KIPP, the national charter school network, will not open a new school in the Adams 14 school district — at least for now — after board members voted against the network’s application Tuesday night.
It was a unanimous decision in which two board members who explained their thinking said the district’s situation with the state weighed heavily on their votes.
“Adams 14 is not in a position right now to be a proper authorizer,” said board member Dominick Moreno, who is also a state senator. “We have our own struggles. To add another school into the mix of responsibilities is tough.”
Board member Bill Hyde said he believes the district’s problems can be solved without resorting to using charter schools.
“It’s not just about this particular charter school application,” Hyde said. “It goes to a bigger issue as to what we as a community want in terms of a school system.”
On Wednesday, district officials will explain their plans for improving student performance to the State Board of Education, whose members have the authority to order external management of the district or more drastic improvement efforts. The district has spent eight years on a watchlist for low-performing schools, and the board’s reluctance to offer a new high-performing charter option for students will likely be part of the discussion with state regulators.
KIPP officials said they are planning to appeal the decision to the state.

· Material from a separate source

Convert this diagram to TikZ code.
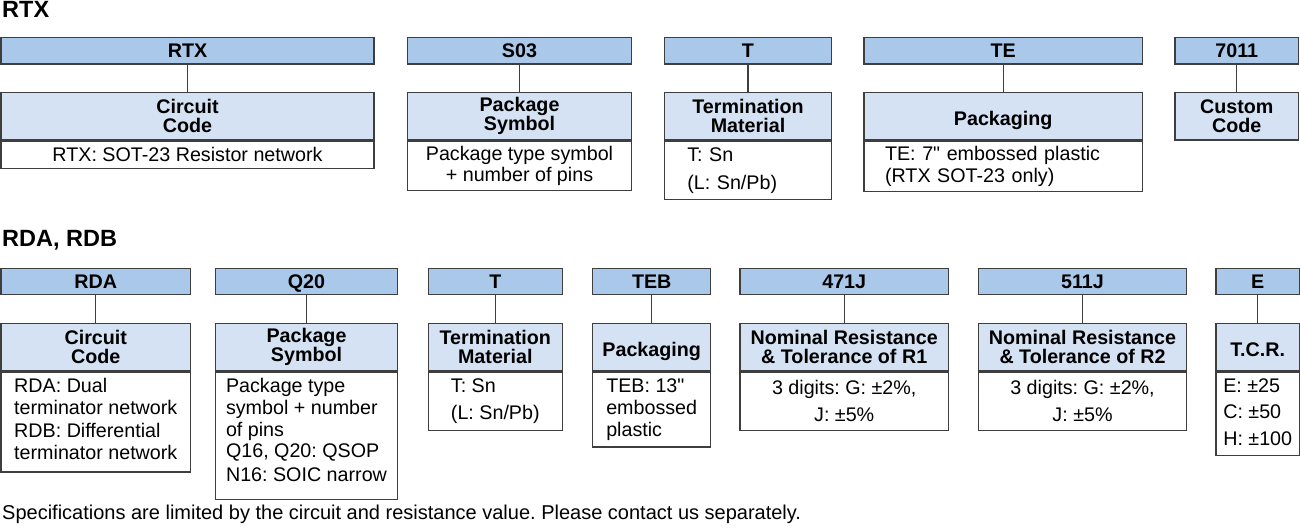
\documentclass[tikz,border=0pt]{standalone}
\usepackage{fontspec}
\setmainfont{Liberation Sans}[Ligatures=TeXOff]
\frenchspacing
\definecolor{azulcodigo}{RGB}{170,200,233}
\definecolor{azulcampo}{RGB}{213,226,243}
\definecolor{borde}{RGB}{62,62,62}
\tikzset{
  codigo/.style={draw=borde, line width=1.3pt, fill=azulcodigo, inner sep=0pt, minimum height=26.3pt, text height=14pt, text depth=0pt, font=\bfseries\fontsize{19.7}{19.7}\selectfont},
  campo/.style={draw=borde, line width=1.3pt, fill=azulcampo, inner sep=0pt, minimum height=47.5pt, align=center, font=\bfseries\fontsize{19.7}{19.5}\selectfont},
  unalinea/.style={text height=18.5pt, text depth=0pt},
  detalle/.style={draw=borde, line width=1.3pt, fill=white, inner sep=0pt, anchor=north, font=\fontsize{19.7}{21.7}\selectfont},
  union/.style={draw=borde, line width=1.3pt},
  titulo/.style={anchor=base west, inner sep=0pt, font=\bfseries\fontsize{23.5}{23.5}\selectfont}
}
\begin{document}
\begin{tikzpicture}[x=1pt, y=-1pt]
    \useasboundingbox (0,0) rectangle (1300,531);

    % Serie RTX
    \node[titulo] (tRTX) at (2,17.3) {RTX};

    \node[codigo, minimum width=373pt] (hRTX) at (187.5,50.85) {RTX};
    \node[campo, minimum width=373pt] (cRTX) at (187.5,116.15) {Circuit\\Code};
    \node[detalle, minimum width=373pt, minimum height=27pt, align=center] (dRTX) at (cRTX.south) {RTX: SOT-23 Resistor network};
    \draw[union] (hRTX) -- (cRTX);

    \node[codigo, minimum width=224pt] (hS03) at (519.5,50.85) {S03};
    \node[campo, minimum width=224pt] (cS03) at (519.5,116.15) {Package\\Symbol};
    \node[detalle, minimum width=224pt, minimum height=49pt, align=center, font=\fontsize{19.7}{20.7}\selectfont] (dS03) at (cS03.south) {Package type symbol\\+ number of pins};
    \draw[union] (hS03) -- (cS03);

    \node[codigo, minimum width=167.4pt] (hT1) at (748,50.85) {T};
    \node[campo, minimum width=167.4pt] (cT1) at (748,116.15) {Termination\\Material};
    \node[detalle, minimum width=167.4pt, minimum height=58.3pt, align=left, inner xsep=23pt, text width=121.4pt] (dT1) at (cT1.south) {T:\ Sn\\[6pt](L: Sn/Pb)};
    \draw[union] (hT1) -- (cT1);

    \node[codigo, minimum width=278.3pt] (hTE) at (1003.2,50.85) {TE};
    \node[campo, unalinea, minimum width=278.3pt] (cTE) at (1003.2,116.15) {Packaging};
    \node[detalle, minimum width=278.3pt, minimum height=50pt, align=left, inner xsep=21pt, text width=236.3pt, font=\fontsize{19.7}{22.4}\selectfont] (dTE) at (cTE.south) {TE: 7" embossed plastic\\(RTX SOT-23 only)};
    \draw[union] (hTE) -- (cTE);

    \node[codigo, minimum width=123.3pt] (h7011) at (1236.7,50.85) {7011};
    \node[campo, minimum width=123.3pt] (c7011) at (1236.7,116.15) {Custom\\Code};
    \draw[union] (h7011) -- (c7011);

    % Series RDA, RDB
    \node[titulo] (tRDA) at (2,246) {RDA, RDB};

    \node[codigo, minimum width=189.7pt] (hRDA) at (95.8,281.5) {RDA};
    \node[campo, minimum width=189.7pt] (cRDA) at (95.8,347) {Circuit\\Code};
    \node[detalle, minimum width=189.7pt, minimum height=100pt, align=left, text depth=6pt] (dRDA) at (cRDA.south) {RDA: Dual\\terminator network\\[1.6pt]RDB: Differential\\terminator network};
    \draw[union] (hRDA) -- (cRDA);

    \node[codigo, minimum width=182.4pt] (hQ20) at (306.5,281.5) {Q20};
    \node[campo, minimum width=182.4pt] (cQ20) at (306.5,347) {Package\\Symbol};
    \node[detalle, minimum width=182.4pt, minimum height=127.6pt, align=left, text depth=12pt] (dQ20) at (cQ20.south) {Package type\\symbol + number\\of pins\\Q16, Q20: QSOP\\[1.6pt]N16: SOIC narrow};
    \draw[union] (hQ20) -- (cQ20);

    \node[codigo, minimum width=134pt] (hT2) at (495.3,281.5) {T};
    \node[campo, minimum width=134pt] (cT2) at (495.3,347) {Termination\\Material};
    \node[detalle, minimum width=134pt, minimum height=58.3pt, align=left] (dT2) at (cT2.south) {T:\ Sn\\[5pt](L: Sn/Pb)};
    \draw[union] (hT2) -- (cT2);

    \node[codigo, minimum width=118pt] (hTEB) at (651.7,281.5) {TEB};
    \node[campo, unalinea, minimum width=118pt] (cTEB) at (651.7,347) {Packaging};
    \node[detalle, minimum width=118pt, minimum height=75pt, align=left] (dTEB) at (cTEB.south) {TEB: 13"\\embossed\\plastic};
    \draw[union] (hTEB) -- (cTEB);

    \node[codigo, minimum width=208.3pt] (h471J) at (844.2,281.5) {471J};
    \node[campo, minimum width=208.3pt] (c471J) at (844.2,347) {Nominal Resistance\\\& Tolerance of R1};
    \node[detalle, minimum width=208.3pt, minimum height=58.3pt, align=center] (d471J) at (c471J.south) {3 digits: G: ±2\%,\\[5pt]J: ±5\%};
    \draw[union] (h471J) -- (c471J);

    \node[codigo, minimum width=208.4pt] (h511J) at (1082.5,281.5) {511J};
    \node[campo, minimum width=208.4pt] (c511J) at (1082.5,347) {Nominal Resistance\\\& Tolerance of R2};
    \node[detalle, minimum width=208.4pt, minimum height=58.3pt, align=center] (d511J) at (c511J.south) {3 digits: G: ±2\%,\\[5pt]J: ±5\%};
    \draw[union] (h511J) -- (c511J);

    \node[codigo, minimum width=83.3pt] (hE) at (1257.7,281.5) {E};
    \node[campo, minimum width=83.3pt, text height=18pt, text depth=0pt] (cE) at (1257.7,347) {T.C.R.};
    \node[detalle, minimum width=83.3pt, minimum height=83.6pt, align=left, text depth=4pt] (dE) at (cE.south) {E: ±25\\[5pt]C: ±50\\[5pt]H: ±100};
    \draw[union] (hE) -- (cE);

    % Nota
    \node[anchor=base west, inner sep=0pt, font=\fontsize{20}{24}\selectfont] (nota) at (2,519.5) {Specifications are limited by the circuit and resistance value. Please contact us separately.};
\end{tikzpicture}
\end{document}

“Families in the community have been advocating for a new public school option for their students, and tonight’s vote is a setback for the families and community members who are fighting to provide an education that is responsive and accountable to their students,” said Kimberlee Sia, CEO of KIPP Colorado Schools. “We plan to appeal this decision, and we will continue our efforts to open a new public school option for Adams 14 families.”
KIPP officials have wanted to expand outside of Denver, following some of their students, a majority of whom come from low-income families. As housing prices rise in Denver, many working class families have moved to more affordable suburbs like Commerce City, where the Adams 14 district is based. This summer, KIPP submitted an application to open a preschool through 12th-grade campus in the district.
The district had to hire a consultant to quickly put together a review process for the application and to educate the board about how charter schools operate in Colorado. Superintendent Javier Abrego then ignored staff advice based on their review, and instead asked the school board to reject the school, citing philosophical concerns with charter schools.
KIPP leaders had the backing of several parents who live in the district and send their children to KIPP schools in Denver, and of other district parents who wanted a new school option nearby. Tensions rose between parents who were in favor and teachers who were opposed.
KIPP’s charter school application had been a frequent topic for public comment at board meetings for months. Tuesday, there were fewer people in the room and only two people spoke about KIPP, both asking the board to reject the application. Teachers who are union leaders sat near the front of the room and nodded in approval as the board members made their decision.
Community advocates in the room criticized the decision. Transform Education Now, a parent advocacy nonprofit that supports school choice, had been working with parents who support KIPP.
“Kids in Adams 14 will suffer yet again because this district has chosen to put adult needs and politics before their learning,” the organization said in a tweet.